WOW! I think I've hit a new record with contest entries. Keep 'em coming, the contest closes Sunday night at midnight. If you don't win this one though, don't worry, there are a lot more free books coming. Possibly even more autographed by the author. So thanks for playing and pass the word on to your friends.
Okay, I thought my dream the other night was odd, but last night's was strange and funny at the same time.
I was sitting at home, when my dad called and said, "I have some bad news."
"Granny Boo died last night."
Granny is Dad's mom and my last surviving grandparent. "Oh no! How did she die?"
"In child labor."
He said this like it was completely normal. "What!? Child labor, what are you talking about?"
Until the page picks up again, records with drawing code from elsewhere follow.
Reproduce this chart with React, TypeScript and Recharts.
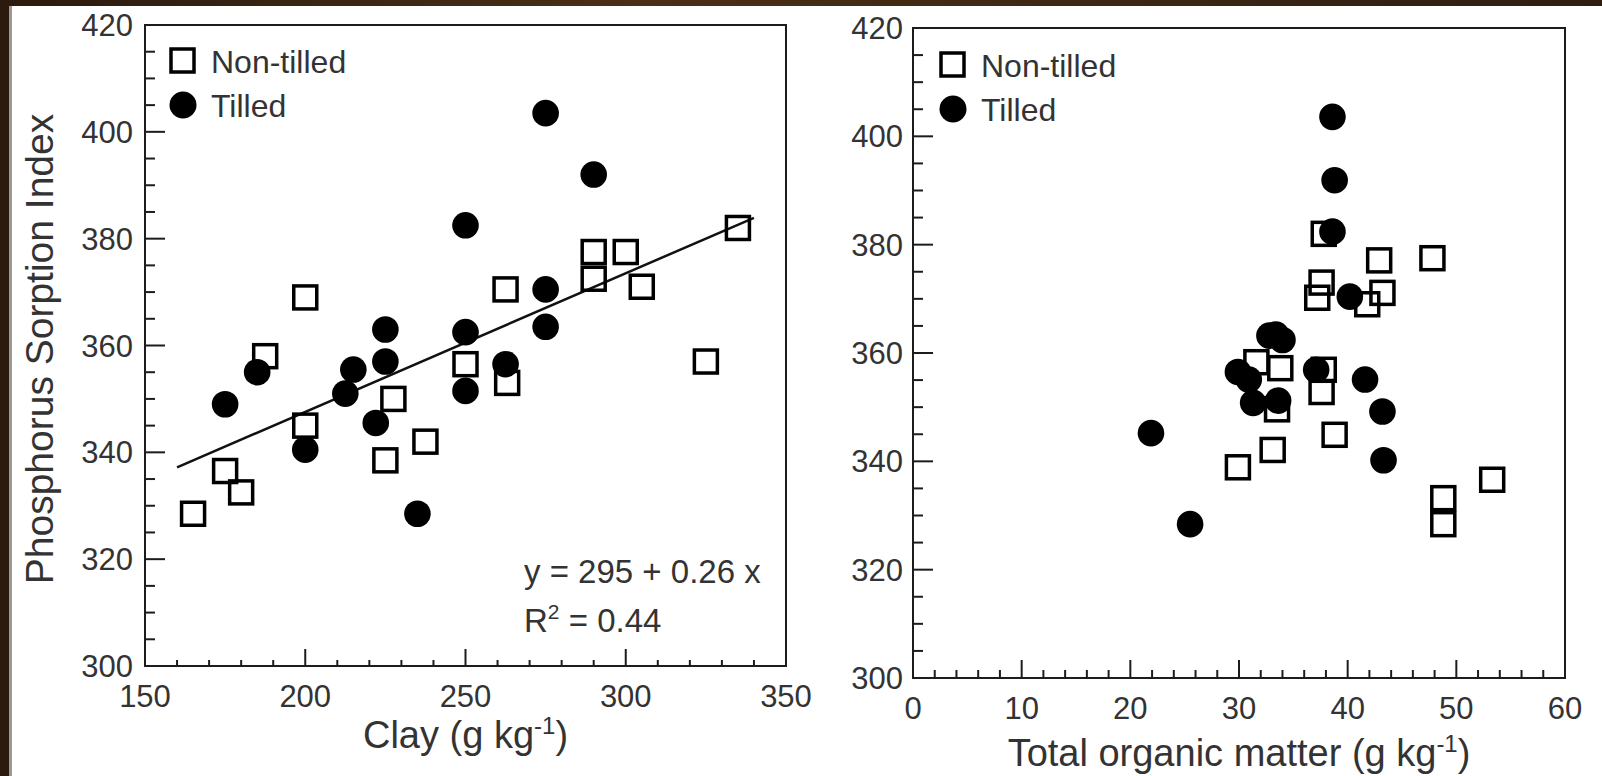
import { ScatterChart, Scatter, XAxis, YAxis, ReferenceLine, ReferenceArea, Legend, Customized } from "recharts"

const seriesNames = ["Non-tilled", "Tilled"]

// left panel: clay vs PSI
const clayNonTilled = [
    { x: 165, y: 328.5 }, { x: 175, y: 336.5 }, { x: 180, y: 332.5 }, { x: 187.5, y: 358 },
    { x: 200, y: 369 }, { x: 200, y: 345 }, { x: 225, y: 338.5 }, { x: 227.5, y: 350 },
    { x: 237.5, y: 342 }, { x: 250, y: 356.5 }, { x: 262.5, y: 370.5 }, { x: 263, y: 353 },
    { x: 290, y: 377.5 }, { x: 290, y: 372.5 }, { x: 300, y: 377.5 }, { x: 305, y: 371 },
    { x: 325, y: 357 }, { x: 335, y: 382 },
]
const clayTilled = [
    { x: 175, y: 349 }, { x: 185, y: 355 }, { x: 200, y: 340.5 }, { x: 212.5, y: 351 },
    { x: 215, y: 355.5 }, { x: 222, y: 345.5 }, { x: 225, y: 363 }, { x: 225, y: 357 },
    { x: 235, y: 328.5 }, { x: 250, y: 382.5 }, { x: 250, y: 362.5 }, { x: 250, y: 351.5 },
    { x: 262.5, y: 356.5 }, { x: 275, y: 403.5 }, { x: 275, y: 370.5 }, { x: 275, y: 363.5 },
    { x: 290, y: 392 },
]
// fitted line end points
const clayFit = [{ x: 160, y: 337.2 }, { x: 340, y: 383.9 }]

// right panel: total organic matter vs PSI
const tomNonTilled = [
    { x: 37.8, y: 382 }, { x: 37.6, y: 373 }, { x: 37.2, y: 370.2 }, { x: 42.9, y: 377.1 },
    { x: 47.8, y: 377.5 }, { x: 43.2, y: 371.1 }, { x: 41.8, y: 369 }, { x: 31.6, y: 358.3 },
    { x: 33.8, y: 357.2 }, { x: 33.5, y: 349.6 }, { x: 37.8, y: 356.9 }, { x: 37.6, y: 352.8 },
    { x: 38.8, y: 344.9 }, { x: 33.1, y: 342.1 }, { x: 29.9, y: 338.9 }, { x: 53.3, y: 336.6 },
    { x: 48.8, y: 333.2 }, { x: 48.8, y: 328.4 },
]
const tomTilled = [
    { x: 38.6, y: 403.6 }, { x: 38.8, y: 391.9 }, { x: 38.6, y: 382.4 }, { x: 40.2, y: 370.4 },
    { x: 32.8, y: 363.2 }, { x: 33.4, y: 363.4 }, { x: 34.0, y: 362.4 }, { x: 29.9, y: 356.5 },
    { x: 30.9, y: 355.1 }, { x: 31.3, y: 350.8 }, { x: 33.6, y: 351.2 }, { x: 37.1, y: 356.9 },
    { x: 41.6, y: 355.1 }, { x: 43.2, y: 349.2 }, { x: 43.3, y: 340.2 }, { x: 21.9, y: 345.2 },
    { x: 25.5, y: 328.4 },
]

const psiTicks = [300, 305, 310, 315, 320, 325, 330, 335, 340, 345, 350, 355, 360, 365, 370, 375, 380, 385, 390, 395, 400, 405, 410, 415, 420]
const psiLabels = [300, 320, 340, 360, 380, 400, 420]
const clayTicks = [150, 160, 170, 180, 190, 200, 210, 220, 230, 240, 250, 260, 270, 280, 290, 300, 310, 320, 330, 340, 350]
const clayLabels = [150, 200, 250, 300, 350]
const tomTicks = [0, 2, 4, 6, 8, 10, 12, 14, 16, 18, 20, 22, 24, 26, 28, 30, 32, 34, 36, 38, 40, 42, 44, 46, 48, 50, 52, 54, 56, 58, 60]
const tomLabels = [0, 10, 20, 30, 40, 50, 60]

const FONT = "'Liberation Sans', Arial, Helvetica, sans-serif"
const INK = "#1c1c1c"
const TXT = "#333"

const makeXTick = (labels: number[], majorLen: number, minorLen: number) => (props: any) => {
    const { x, y, payload } = props
    const major = labels.includes(payload.value)
    return (
        <g>
            <line x1={x} x2={x} y1={y} y2={y - (major ? majorLen : minorLen)} stroke={INK} strokeWidth={2} />
            {major && (
                <text x={x} y={y + 41} textAnchor="middle" fontSize={31} fontFamily={FONT} fill={TXT}>
                    {payload.value}
                </text>
            )}
        </g>
    )
}

const makeYTick = (labels: number[], gap: number) => (props: any) => {
    const { x, y, payload } = props
    const major = labels.includes(payload.value)
    return (
        <g>
            <line x1={x} x2={x + (major ? 20 : 10)} y1={y} y2={y} stroke={INK} strokeWidth={2} />
            {major && (
                <text x={x - gap} y={y} dy="0.36em" textAnchor="end" fontSize={31} fontFamily={FONT} fill={TXT}>
                    {payload.value}
                </text>
            )}
        </g>
    )
}

const Square = (props: any) => {
    const { cx, cy } = props
    return <rect x={cx - 11.5} y={cy - 11.5} width={23} height={23} fill="none" stroke="#000" strokeWidth={3.5} />
}

const Dot = (props: any) => {
    const { cx, cy } = props
    return <circle cx={cx} cy={cy} r={13.3} fill="#000" />
}

const LegendBox = () => (
    <svg width={320} height={90} style={{ display: "block", overflow: "visible" }}>
        <rect x={2} y={2} width={23} height={23} fill="none" stroke="#000" strokeWidth={3.5} />
        <text x={42} y={26} fontSize={32} fontFamily={FONT} fill={TXT}>{seriesNames[0]}</text>
        <circle cx={14} cy={58} r={13.5} fill="#000" />
        <text x={42} y={70} fontSize={32} fontFamily={FONT} fill={TXT}>{seriesNames[1]}</text>
    </svg>
)

const xTitle = (text: string, dyBase: number) => (props: any) => {
    const { x, y, width } = props.viewBox
    return (
        <text x={x + width / 2} y={y + dyBase} textAnchor="middle" fontSize={38} fontFamily={FONT} fill={TXT}>
            {text}
            <tspan dy={-14} fontSize={24}>-1</tspan>
            <tspan dy={14}>)</tspan>
        </text>
    )
}

const yTitle = () => {
    const cx = 39
    const cy = 349
    return (
        <text x={cx} y={cy} transform={`rotate(-90, ${cx}, ${cy})`} textAnchor="middle" dy="0.36em" fontSize={39} fontFamily={FONT} fill={TXT}>
            Phosphorus Sorption Index
        </text>
    )
}

const Equation = () => (
    <g>
        <text x={524} y={583} fontSize={33} fontFamily={FONT} fill={TXT}>y = 295 + 0.26 x</text>
        <text x={524} y={632} fontSize={33} fontFamily={FONT} fill={TXT}>
            R<tspan dy={-13} fontSize={21}>2</tspan><tspan dy={13}> = 0.44</tspan>
        </text>
    </g>
)

export default function App() {
    return (
        <div style={{ position: "absolute", left: 0, top: 0, width: 1602, height: 776, background: "linear-gradient(90deg, #2b1a0d, #4a2f18 40%, #2f1d0f)", overflow: "hidden", fontFamily: FONT }}>
            <div style={{ position: "absolute", left: 9, top: 6, width: 3, bottom: 0, background: "#9a9a9a" }} />
            <div style={{ position: "absolute", left: 12, top: 6, right: 0, bottom: 0, background: "#fff" }} />

            <div style={{ position: "absolute", left: 0, top: 0 }}>
                <ScatterChart width={840} height={776} margin={{ top: 25, right: 54, bottom: 0, left: 0 }}>
                    <XAxis type="number" dataKey="x" domain={[150, 350]} ticks={clayTicks} interval={0}
                        tickSize={0} tickMargin={0} tickLine={false} height={110}
                        axisLine={{ stroke: INK, strokeWidth: 2 }} tick={makeXTick(clayLabels, 17, 6)}
                        label={xTitle("Clay (g kg", 82)} allowDataOverflow />
                    <YAxis type="number" dataKey="y" domain={[300, 420]} ticks={psiTicks} interval={0}
                        tickSize={0} tickMargin={0} tickLine={false} width={145}
                        axisLine={{ stroke: INK, strokeWidth: 2 }} tick={makeYTick(psiLabels, 12)}
                        label={yTitle} allowDataOverflow />
                    <ReferenceArea x1={150} x2={350} y1={300} y2={420} fill="none" stroke={INK} strokeWidth={2} ifOverflow="visible" />
                    <ReferenceLine segment={clayFit} stroke="#111" strokeWidth={2.5} ifOverflow="visible" />
                    <Scatter name={seriesNames[0]} data={clayNonTilled} shape={Square} isAnimationActive={false} />
                    <Scatter name={seriesNames[1]} data={clayTilled} shape={Dot} isAnimationActive={false} />
                    <Legend layout="vertical" align="center" verticalAlign="middle" content={LegendBox}
                        wrapperStyle={{ left: 169, top: 47, width: 320 }} />
                    <Customized component={Equation} />
                </ScatterChart>
            </div>

            <div style={{ position: "absolute", left: 800, top: 0 }}>
                <ScatterChart width={802} height={776} margin={{ top: 28, right: 37, bottom: 0, left: 0 }}>
                    <XAxis type="number" dataKey="x" domain={[0, 60]} ticks={tomTicks} interval={0}
                        tickSize={0} tickMargin={0} tickLine={false} height={98}
                        axisLine={{ stroke: INK, strokeWidth: 2 }} tick={makeXTick(tomLabels, 18, 8)}
                        label={xTitle("Total organic matter (g kg", 88)} allowDataOverflow />
                    <YAxis type="number" dataKey="y" domain={[300, 420]} ticks={psiTicks} interval={0}
                        tickSize={0} tickMargin={0} tickLine={false} width={113}
                        axisLine={{ stroke: INK, strokeWidth: 2 }} tick={makeYTick(psiLabels, 10)} allowDataOverflow />
                    <ReferenceArea x1={0} x2={60} y1={300} y2={420} fill="none" stroke={INK} strokeWidth={2} ifOverflow="visible" />
                    <Scatter name={seriesNames[0]} data={tomNonTilled} shape={Square} isAnimationActive={false} />
                    <Scatter name={seriesNames[1]} data={tomTilled} shape={Dot} isAnimationActive={false} />
                    <Legend layout="vertical" align="center" verticalAlign="middle" content={LegendBox}
                        wrapperStyle={{ left: 139, top: 51, width: 320 }} />
                </ScatterChart>
            </div>
        </div>
    )
}
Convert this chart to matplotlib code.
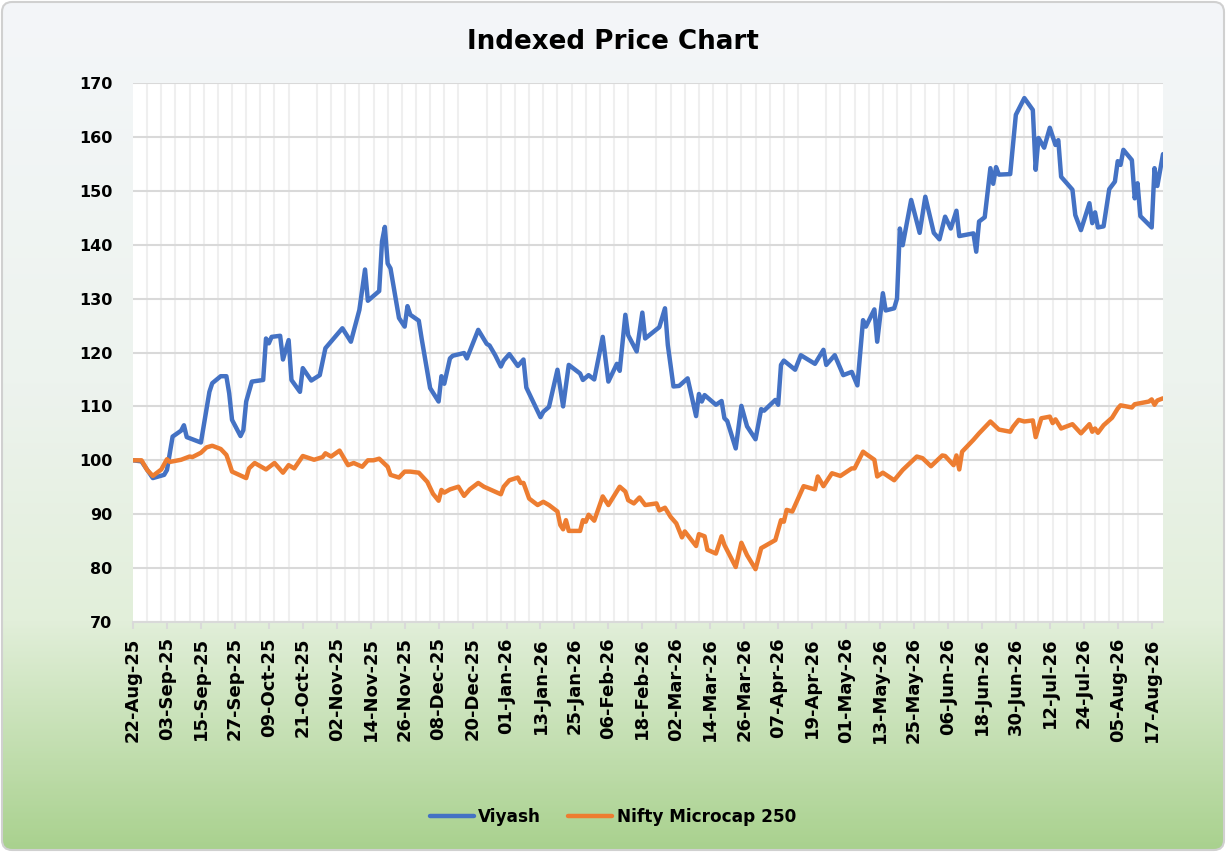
import numpy as np
import pandas as pd
import matplotlib
matplotlib.use("Agg")
import matplotlib.pyplot as plt
import matplotlib.dates as mdates
from matplotlib.patches import FancyBboxPatch
from matplotlib.colors import LinearSegmentedColormap

plt.rcParams['font.family'] = ['DejaVu Sans']

START = "2025-08-22"
END = "2026-08-21"

viyash_day = [0,3,7,11,12,14,17,18,19,21,24,27,28,31,33,34,35,38,39,40,42,46,47,48,49,52,53,55,56,59,60,63,66,68,74,77,80,82,83,87,88,89,90,91,94,96,97,98,101,102,105,108,109,110,112,113,117,118,122,125,126,128,130,131,133,136,138,139,140,144,145,147,150,152,154,158,159,161,163,166,168,171,172,174,175,178,180,181,186,188,189,191,193,196,199,200,201,202,206,208,209,210,213,215,217,220,222,223,227,228,229,230,234,236,241,244,245,248,251,254,256,258,259,262,263,265,266,269,270,271,272,275,278,280,283,285,287,289,291,292,297,298,299,301,303,304,305,306,310,312,315,318,319,320,322,324,326,327,328,331,332,333,335,338,339,340,341,343,345,347,348,349,350,353,354,355,356,360,361,362,364]
viyash_val = [100,99.8,96.7,97.3,98.2,104.4,105.5,106.5,104.3,103.9,103.3,112.7,114.3,115.6,115.6,112.4,107.5,104.5,105.6,110.9,114.6,114.9,122.6,121.7,122.9,123.1,118.7,122.3,114.9,112.7,117.1,114.8,115.8,120.8,124.5,122,127.9,135.4,129.6,131.4,140.6,143.3,136.5,135.6,126.4,124.8,128.6,127,125.9,122.6,113.4,110.9,115.6,114.2,118.9,119.4,119.9,118.9,124.2,121.6,121.3,119.5,117.4,118.5,119.7,117.5,118.7,113.5,112.4,108,109,109.9,116.8,110,117.7,116.1,114.9,115.8,115,122.9,114.6,117.9,116.6,127,123.2,120.2,127.4,122.6,124.7,128.2,121.4,113.7,113.8,115.2,108.2,112.3,110.9,112.1,110.3,111,107.8,107.3,102.2,110.1,106.3,103.9,109.5,109.2,111.2,110.3,117.7,118.5,116.8,119.5,117.9,120.5,117.7,119.5,115.8,116.4,113.9,126,124.8,128,122,131,127.8,128.2,130,143,139.9,148.3,142.2,148.9,142.2,141,145.2,143,146.3,141.6,142.1,138.7,144.3,145.1,154.2,151.3,154.4,153,153.1,164.1,167.2,165,153.9,159.8,158,161.7,158.5,159.4,152.6,150.8,150.2,145.5,142.7,147.7,144,146,143.2,143.4,150.3,151.7,155.5,154.8,157.6,155.7,148.6,151.4,145.3,143.2,154.2,150.9,156.8]

nifty_day = [0,3,5,7,10,12,13,17,20,21,24,26,28,31,33,34,35,40,41,43,45,47,50,51,53,55,57,60,64,67,68,70,73,76,78,81,83,85,87,90,91,94,96,98,101,104,106,108,109,110,112,115,117,119,122,124,130,131,133,136,137,138,140,143,145,147,150,151,152,153,154,158,159,160,161,163,166,168,172,174,175,177,179,181,185,186,188,190,192,194,195,199,200,202,203,206,208,209,213,215,217,220,222,224,227,229,230,231,233,237,241,242,244,247,250,254,255,258,259,262,263,265,269,272,273,277,279,282,286,287,290,291,292,293,295,297,299,303,306,310,311,313,315,318,319,321,324,325,326,328,332,335,338,339,340,341,343,346,348,349,353,354,359,360,361,362,364]
nifty_val = [100,100,98.2,97.1,98.3,100.2,99.7,100.1,100.7,100.6,101.4,102.4,102.7,102.1,101,99.5,97.9,96.7,98.5,99.5,98.9,98.3,99.5,98.9,97.7,99.1,98.5,100.8,100.1,100.6,101.3,100.7,101.8,99.1,99.5,98.8,100,100,100.3,98.8,97.3,96.8,97.9,97.9,97.7,96,93.8,92.5,94.5,94,94.6,95.1,93.4,94.6,95.8,95.1,93.7,95.1,96.3,96.8,95.8,95.8,92.9,91.7,92.3,91.7,90.5,88,87.2,88.9,86.9,86.9,88.9,88.6,89.9,88.8,93.3,91.7,95.1,94.2,92.6,92,93.1,91.7,92,90.7,91.2,89.5,88.3,85.7,86.8,84.1,86.3,85.9,83.4,82.7,85.9,84.3,80.2,84.7,82.4,79.8,83.7,84.3,85.2,88.9,88.6,90.8,90.5,95.2,94.6,97,95.2,97.6,97.1,98.5,98.5,101.6,101.2,100.1,97,97.7,96.3,98.2,98.7,100.7,100.4,98.9,100.9,100.8,99.1,100.9,98.3,101.6,102.7,103.8,105,107.2,105.7,105.3,106.2,107.5,107.2,107.4,104.3,107.8,108.1,106.9,107.6,105.9,106.7,105,106.7,105.3,105.9,105.1,106.5,107.9,109.6,110.2,109.8,110.4,110.9,111.3,110.3,111.1,111.5]

series_names = ["Viyash", "Nifty Microcap 250"]
series_colors = ["#4472C4", "#ED7D31"]
title = "Indexed Price Chart"
y_ticks = [70, 80, 90, 100, 110, 120, 130, 140, 150, 160, 170]

start = pd.Timestamp(START)
end = pd.Timestamp(END)
v_dates = start + pd.to_timedelta(viyash_day, unit="D")
n_dates = start + pd.to_timedelta(nifty_day, unit="D")

W, H = 1226, 852
fig = plt.figure(figsize=(W / 100, H / 100), dpi=100)
fig.patch.set_facecolor("white")

# background gradient with rounded border
bg = fig.add_axes([0, 0, 1, 1], zorder=-10)
bg.set_xlim(0, W)
bg.set_ylim(0, H)
bg.axis("off")
cmap = LinearSegmentedColormap.from_list(
    "bg",
    [(0.0, (169/255, 209/255, 142/255)),
     (0.27, (226/255, 239/255, 218/255)),
     (0.55, (237/255, 243/255, 238/255)),
     (1.0, (244/255, 246/255, 249/255))])
grad = np.linspace(0, 1, 400).reshape(-1, 1)
im = bg.imshow(grad, cmap=cmap, origin="lower", aspect="auto",
               extent=[0, W, 0, H], interpolation="bilinear")
border = FancyBboxPatch((2, 2), W - 4, H - 4,
                        boxstyle="round,pad=0,rounding_size=10",
                        facecolor="none", edgecolor="#D0D0D0", linewidth=1.5)
bg.add_patch(border)
im.set_clip_path(border)

# main axes
L, R, T, B = 133, 1163, 83, 622
ax = fig.add_axes([L / W, (H - B) / H, (R - L) / W, (B - T) / H])
ax.set_facecolor("white")

ax.plot(v_dates, viyash_val, color=series_colors[0], lw=3.2,
        solid_joinstyle="round", solid_capstyle="round", label=series_names[0], zorder=3)
ax.plot(n_dates, nifty_val, color=series_colors[1], lw=3.2,
        solid_joinstyle="round", solid_capstyle="round", label=series_names[1], zorder=3)

ax.set_xlim(start, end)
ax.set_ylim(y_ticks[0], y_ticks[-1])
ax.set_yticks(y_ticks)

major = pd.date_range(start, end, freq="12D")
minor = pd.date_range(start, end, freq="5D")
ax.set_xticks(major)
ax.set_xticks(minor, minor=True)
ax.xaxis.set_major_formatter(mdates.DateFormatter("%d-%b-%y"))

ax.grid(axis="y", which="major", color="#D9D9D9", lw=1.5, zorder=1)
ax.grid(axis="x", which="minor", color="#EFEFEF", lw=1.5, zorder=0)
ax.set_axisbelow(True)

for s in ["left", "right", "top"]:
    ax.spines[s].set_visible(False)
ax.spines["bottom"].set_color("#D9D9D9")
ax.spines["bottom"].set_linewidth(1.5)

ax.tick_params(axis="x", which="major", length=5, width=1.5, color="#D9D9D9",
               pad=6, labelsize=13, labelrotation=90)
ax.tick_params(axis="x", which="minor", length=0)
ax.tick_params(axis="y", length=0, pad=15, labelsize=11.5)
for lab in ax.get_xticklabels() + ax.get_yticklabels():
    lab.set_fontweight("bold")
    lab.set_color("black")

fig.text(613 / W, 1 - 42 / H, title, ha="center", va="center",
         fontsize=18.8, fontweight="bold", color="black")

leg = fig.legend(loc="center", bbox_to_anchor=(613 / W, 1 - 817 / H), ncol=2,
                 frameon=False, handlelength=2.6,
                 handletextpad=0.25, columnspacing=1.6,
                 prop={"weight": "bold", "size": 12.2})
for line in leg.get_lines():
    line.set_linewidth(3.2)
    line.set_solid_capstyle("round")

fig.savefig("out.png", dpi=100)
"She died in child labor." He said it slowly so that it would sink into my poor befuddled brain.
"How could she die in child labor?" Obviously my brain was still refusing to accept this answer.
"She died having her baby." Dad is getting that overly patient tone you use with five-year-old's that keep asking the same question.
"She's 85, how could she be having a baby? Why didn't I even know she was pregnant? How could this happen? Why didn't I know?" The questions tumble out in stunned confusion.
"She got pregnant. I thought you knew. I was sure we mentioned it."
"No, you didn't."
"Well, she had a girl. She stated in her will that if anything happened to her, she wanted you to raise the baby. They named her May after Granny. She's in Springfield with your Aunt Donna and Uncle Jim. You need to make arrangements to go down and collect her and sign the papers."
I'm still amazed at how calm Dad sounds. "May?" I repeat. May is Granny's middle name and one that she had always hated. "They named her May?"
"Yeah, she's really cute. Black curly hair, chubby cheeks." Dad sounds happy.
"You've seen her?" I'm even more at a loss now.
"Jim and Donna sent pictures through the email."
"Oh." I was speechless. I'd just inherited a baby.
That was pretty much the end of the dream. I was thinking about it this morning and got to laughing because the mental image of my 85 year old granny 9 months pregnant is just really strange. (Yes, I could actually picture it.) Plus, it occurred to me that I'd be raising my aunt as my own daughter and Dad's granddaughter would also be his sister. That old song about "I'm my own Grandpa" ran through my head and it was just too funny.
I think I know what triggered this one. I was reading in the old testament just before bed late last night and I read a portion of the story about Abraham and Sarah and how she conceived at such an old age. It must have stuck in my subconscious.
Angel thinks I have a preoccupation with babies and giving birth. I'm beginning to think she's right. I've had so many dreams over the last 10 years about those two topics I'm beginning to feel as if I could commiserate with my pregnant friends. How weird is that? I guess I'm fine for now. But the first time I say, "Oh I know, the baby thinks my bladder is a trampoline." or "I know how you feel, they just kick so hard!" I'm checking in to the first mental hospital I see.
Oh well, enough of my crazy dreams for now. It's nearly 1 am, time to go dream something new.